09 October 2011

Laut Bukan Tempat Sampah

Apa itu romantis ? Bunga, lilin, malam, atau kado ? Bagiku, salah satu hal yang romantis adalah duduk berdua dengan buku di tengah laut kala langit di ambang sore, sebelum senja. Perjalanan lewat laut ketika pulang kampung selalu menjadi perjalanan yang paling kutunggu-tunggu. Selalu ada sensasi tersendiri dalam setiap putaran roda bus yang merayapi jalanan. Dimulai dari terminal Mallengkeri kemudian melewati lima kabupaten dan akhirnya bertemu dengan laut. Karena perjalanan melewati lima kabupaten tadi bisa memakan waktu empat jam, sehingga waktu sudah menjelang sore saat Feri mulai berlayar.

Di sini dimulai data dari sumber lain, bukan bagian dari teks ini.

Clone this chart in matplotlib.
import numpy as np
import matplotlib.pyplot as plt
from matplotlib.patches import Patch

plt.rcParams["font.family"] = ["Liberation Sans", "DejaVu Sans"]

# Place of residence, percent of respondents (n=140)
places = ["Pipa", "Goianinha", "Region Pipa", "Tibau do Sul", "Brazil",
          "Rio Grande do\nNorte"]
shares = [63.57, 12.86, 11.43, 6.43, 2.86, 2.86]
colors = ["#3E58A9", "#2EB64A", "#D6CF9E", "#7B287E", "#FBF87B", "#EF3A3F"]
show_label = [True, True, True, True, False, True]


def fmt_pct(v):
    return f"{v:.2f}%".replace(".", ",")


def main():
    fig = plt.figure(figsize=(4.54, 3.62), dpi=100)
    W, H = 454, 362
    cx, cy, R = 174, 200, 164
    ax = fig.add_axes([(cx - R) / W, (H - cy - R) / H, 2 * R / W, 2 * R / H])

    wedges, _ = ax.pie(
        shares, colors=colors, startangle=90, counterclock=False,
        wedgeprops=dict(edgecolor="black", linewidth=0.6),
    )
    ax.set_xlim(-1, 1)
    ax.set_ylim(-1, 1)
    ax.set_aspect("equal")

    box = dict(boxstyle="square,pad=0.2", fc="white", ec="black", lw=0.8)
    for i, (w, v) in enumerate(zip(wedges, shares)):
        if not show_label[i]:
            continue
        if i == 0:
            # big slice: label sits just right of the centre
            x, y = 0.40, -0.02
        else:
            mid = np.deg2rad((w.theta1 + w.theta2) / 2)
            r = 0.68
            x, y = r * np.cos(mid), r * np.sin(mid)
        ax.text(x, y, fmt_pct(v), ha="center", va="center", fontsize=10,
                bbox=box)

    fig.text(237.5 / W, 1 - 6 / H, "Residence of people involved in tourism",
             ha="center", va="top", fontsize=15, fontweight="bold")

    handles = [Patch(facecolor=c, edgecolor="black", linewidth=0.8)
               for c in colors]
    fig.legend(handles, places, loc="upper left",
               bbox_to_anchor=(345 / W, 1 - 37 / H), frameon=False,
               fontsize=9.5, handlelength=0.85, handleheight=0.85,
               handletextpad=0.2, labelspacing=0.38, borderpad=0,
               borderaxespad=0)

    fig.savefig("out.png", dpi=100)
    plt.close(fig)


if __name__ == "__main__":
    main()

Dan inilah bagian yang paling kusukai, yaitu duduk di kursi paling pinggir dekat dinding kapal yang terbuka sambil membaca buku. Angin bebas, langit jingga dan teman duduk yang menyenangkan di tengah-tengah laut adalah hal yang sangat...romantis. Jika mata mulai agak lelah membaca, maka perhatian kualihkan sejenak ke laut. Suara angin dan bunyi jutaan buih air laut yang pecah ditabrak badan kapal adalah alunan pengusir kebosanan. Kadang kutemukan sebagian diriku masih percaya pada kisah fantasi dalam buku atau film bahwa di dalam laut berwarna biru gelap itu, ada monster yang senantiasa memburu kapal yang melintas di atasnya atau putri duyung cantik yang gemar menggoda para pelaut kemudian menyantap tubuh mereka.

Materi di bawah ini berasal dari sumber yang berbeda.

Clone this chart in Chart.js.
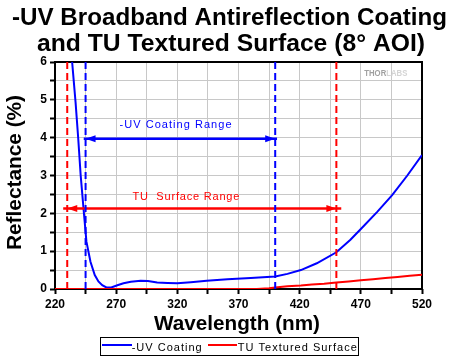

Oke, kembali ke topik. Sayangnya, keromantisan yang kusebutkan tadi akan berakhir menyebalkan karena sekantong sampah. Lebih tepatnya sampah yang dibuang ke laut. Bagi sebagian orang mungkin ini terdengar remeh, toh sampah yang dibuang akan jadi makanan bagi penghuni laut. Teori mana yang menyebutkan bahwa ikan makan plastik dan botol minumam ? Rasanya sungguh menjengkelkan ketika kau sedang asyik menikmati riak-riak laut dan ikan yang berenang di sisi kapal lalu tiba-tiba melintas sekantung sampah, kaleng, bungkus rokok dan botol-botol minuman. Anak kesehatan lingkungan bisa mencak-mencak melihat ini. Lagipula di dinding kapal sudah ditulis dengan huruf arial bold warna merah berbunyi “DILARANG MEMBUANG SAMPAH KE LAUT”. Kupikir setiap orang yang tahu baca tulis dan juga sopan santun, seharusnya bisa mematuhinya. Kogoro Mouri bilang, peraturan dibuat untuk dipatuhi bukan untuk dilanggar.

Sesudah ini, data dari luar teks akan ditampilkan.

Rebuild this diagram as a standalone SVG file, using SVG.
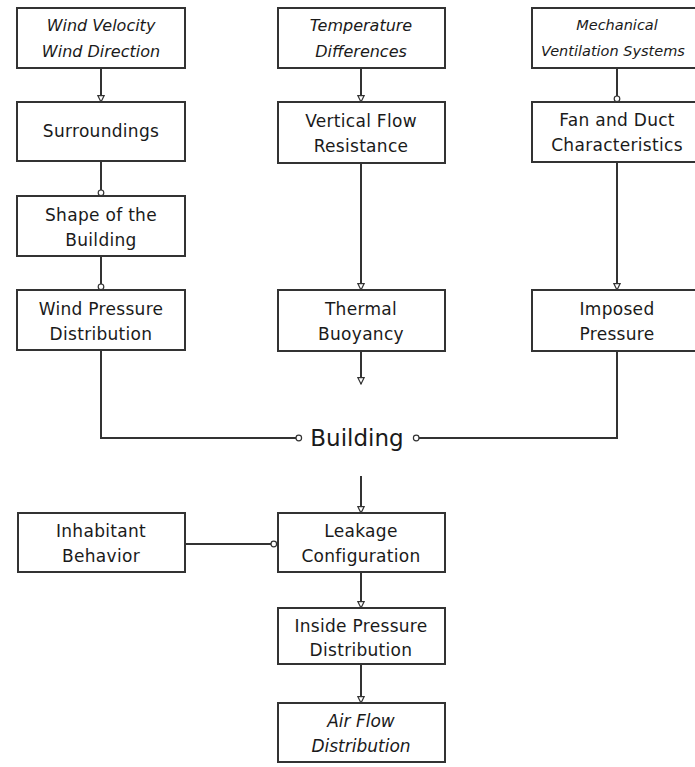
<svg xmlns="http://www.w3.org/2000/svg" width="695" height="767" viewBox="0 0 695 767">
<style>
.box{fill:#fff;stroke:#333;stroke-width:2}
.t{font-family:"DejaVu Sans",sans-serif;font-size:17px;letter-spacing:0.3px;fill:#1a1a1a;text-anchor:middle}
.i{font-style:italic;font-size:16px;letter-spacing:0}
.m{font-size:14.5px}
.c{fill:none;stroke:#333;stroke-width:2}
</style>
<defs>
<marker id="tri" viewBox="0 0 10 10" refX="9" refY="5" markerWidth="8" markerHeight="8" orient="auto" markerUnits="userSpaceOnUse">
<path d="M1,1 L9,5 L1,9 Z" fill="#fff" stroke="#333" stroke-width="1.5"/>
</marker>
<marker id="cir" viewBox="0 0 10 10" refX="9" refY="5" markerWidth="8" markerHeight="8" orient="auto" markerUnits="userSpaceOnUse">
<circle cx="5" cy="5" r="3.5" fill="#fff" stroke="#333" stroke-width="1.5"/>
</marker>
</defs>
<rect width="695" height="767" fill="#fff"/>
<g id="connectors">
<line class="c" x1="101" y1="68" x2="101" y2="102" marker-end="url(#tri)"/>
<line class="c" x1="101" y1="161" x2="101" y2="196" marker-end="url(#cir)"/>
<line class="c" x1="101" y1="256" x2="101" y2="290" marker-end="url(#cir)"/>
<line class="c" x1="361" y1="68" x2="361" y2="102" marker-end="url(#tri)"/>
<line class="c" x1="361" y1="163" x2="361" y2="290" marker-end="url(#tri)"/>
<line class="c" x1="361" y1="351" x2="361" y2="384" marker-end="url(#tri)"/>
<line class="c" x1="617" y1="68" x2="617" y2="102" marker-end="url(#cir)"/>
<line class="c" x1="617" y1="162" x2="617" y2="290" marker-end="url(#tri)"/>
<polyline class="c" points="101,350 101,438 302,438" marker-end="url(#cir)"/>
<polyline class="c" points="617,351 617,438 413,438" marker-end="url(#cir)"/>
<line class="c" x1="361" y1="476" x2="361" y2="513" marker-end="url(#tri)"/>
<line class="c" x1="185" y1="544" x2="277" y2="544" marker-end="url(#cir)"/>
<line class="c" x1="361" y1="572" x2="361" y2="608" marker-end="url(#tri)"/>
<line class="c" x1="361" y1="664" x2="361" y2="703" marker-end="url(#tri)"/>
</g>
<g id="wind"><rect class="box" x="17" y="8" width="168" height="60"/><text class="t i" x="101" y="31">Wind Velocity</text><text class="t i" x="101" y="57">Wind Direction</text></g>
<g id="surroundings"><rect class="box" x="17" y="102" width="168" height="59"/><text class="t" x="101" y="137">Surroundings</text></g>
<g id="shape"><rect class="box" x="17" y="196" width="168" height="60"/><text class="t" x="101" y="221">Shape of the</text><text class="t" x="101" y="246">Building</text></g>
<g id="windpressure"><rect class="box" x="17" y="290" width="168" height="60"/><text class="t" x="101" y="315">Wind Pressure</text><text class="t" x="101" y="340">Distribution</text></g>
<g id="temperature"><rect class="box" x="278" y="8" width="167" height="60"/><text class="t i" x="361" y="31">Temperature</text><text class="t i" x="361" y="57">Differences</text></g>
<g id="vertical"><rect class="box" x="278" y="102" width="167" height="61"/><text class="t" x="361" y="127">Vertical Flow</text><text class="t" x="361" y="152">Resistance</text></g>
<g id="thermal"><rect class="box" x="278" y="290" width="167" height="61"/><text class="t" x="361" y="315">Thermal</text><text class="t" x="361" y="340">Buoyancy</text></g>
<g id="mechanical"><rect class="box" x="532" y="8" width="165" height="60"/><text class="t i m" x="617" y="30">Mechanical</text><text class="t i m" x="613" y="56">Ventilation Systems</text></g>
<g id="fan"><rect class="box" x="532" y="102" width="165" height="60"/><text class="t" x="617" y="126">Fan and Duct</text><text class="t" x="617" y="151">Characteristics</text></g>
<g id="imposed"><rect class="box" x="532" y="290" width="165" height="61"/><text class="t" x="617" y="315">Imposed</text><text class="t" x="617" y="340">Pressure</text></g>
<g id="building"><text class="t" x="357" y="446" style="font-size:23px;letter-spacing:0">Building</text></g>
<g id="inhabitant"><rect class="box" x="18" y="513" width="167" height="59"/><text class="t" x="101" y="537">Inhabitant</text><text class="t" x="101" y="562">Behavior</text></g>
<g id="leakage"><rect class="box" x="278" y="513" width="167" height="59"/><text class="t" x="361" y="537">Leakage</text><text class="t" x="361" y="562">Configuration</text></g>
<g id="inside"><rect class="box" x="278" y="608" width="167" height="56"/><text class="t" x="361" y="632">Inside Pressure</text><text class="t" x="361" y="656">Distribution</text></g>
<g id="airflow"><rect class="box" x="278" y="703" width="167" height="59"/><text class="t i" x="361" y="727" style="font-size:17px">Air Flow</text><text class="t i" x="361" y="752" style="font-size:17px">Distribution</text></g>
</svg>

Bayangkan saja bagaimana rasanya jika suatu hari kau sedang asyik lari-lari pagi atau sedang khusyuk makan siang tiba-tiba sebuah sampah ruang angkasa jatuh di atap rumah dan menimpa kepalamu. Itu karena sekumpulan alien di luar sana sedang menikmati camilan sambil berkendara mengunjungi teman sesama alien di planet lain. Lalu tanpa sengaja bungkusan camilannya jatuh di planetmu, dan dengan keakuratan yang mengerikan, mengenai kepalamu. Yah, tidak apa-apa, kau bisa memaafkannya toh si alien tidak sengaja. Tapi bagaimana jika setiap kali lewat, alien itu melakukan hal yang sama. Beberapa tahun kemudian planetmu tidak ada lagi bedanya dengan tempat pembuangan akhir.


Terserah ilustrasi ini mau dibilang berlebihan atau bagaimana tapi menurutku seperti itulah kondisi penghuni laut. Dan kita, manusia yang melewati wilayahnya, tak ubahnya makhluk asing yang menyeberang ke galaksi lain. Rasanya kurang ajar jika orang asing seenaknya mengotori daerah penduduk asli bahkan menganggap sampahnya adalah makanan bagi mereka. Laut adalah elemen penting dalam keseimbangan ekosistem. Tidak perlu berpanjang lebar tentang teori-teori lingkungan dan betapa pentingnya laut yang telah membuat bumi ini dijuluki planet biru. Di samping itu, tidak sedikit dari kita yang menggantungkan hidupnya bahkan makanan kita pun berasal dari hasil laut. Jadi berhubung kita sangat membutuhkan laut dan isinya, maka kita pun harus ikut menjaga dan melestarikannya. Caranya sangat mudah, minimal, JANGAN BUANG SAMPAH KE LAUT.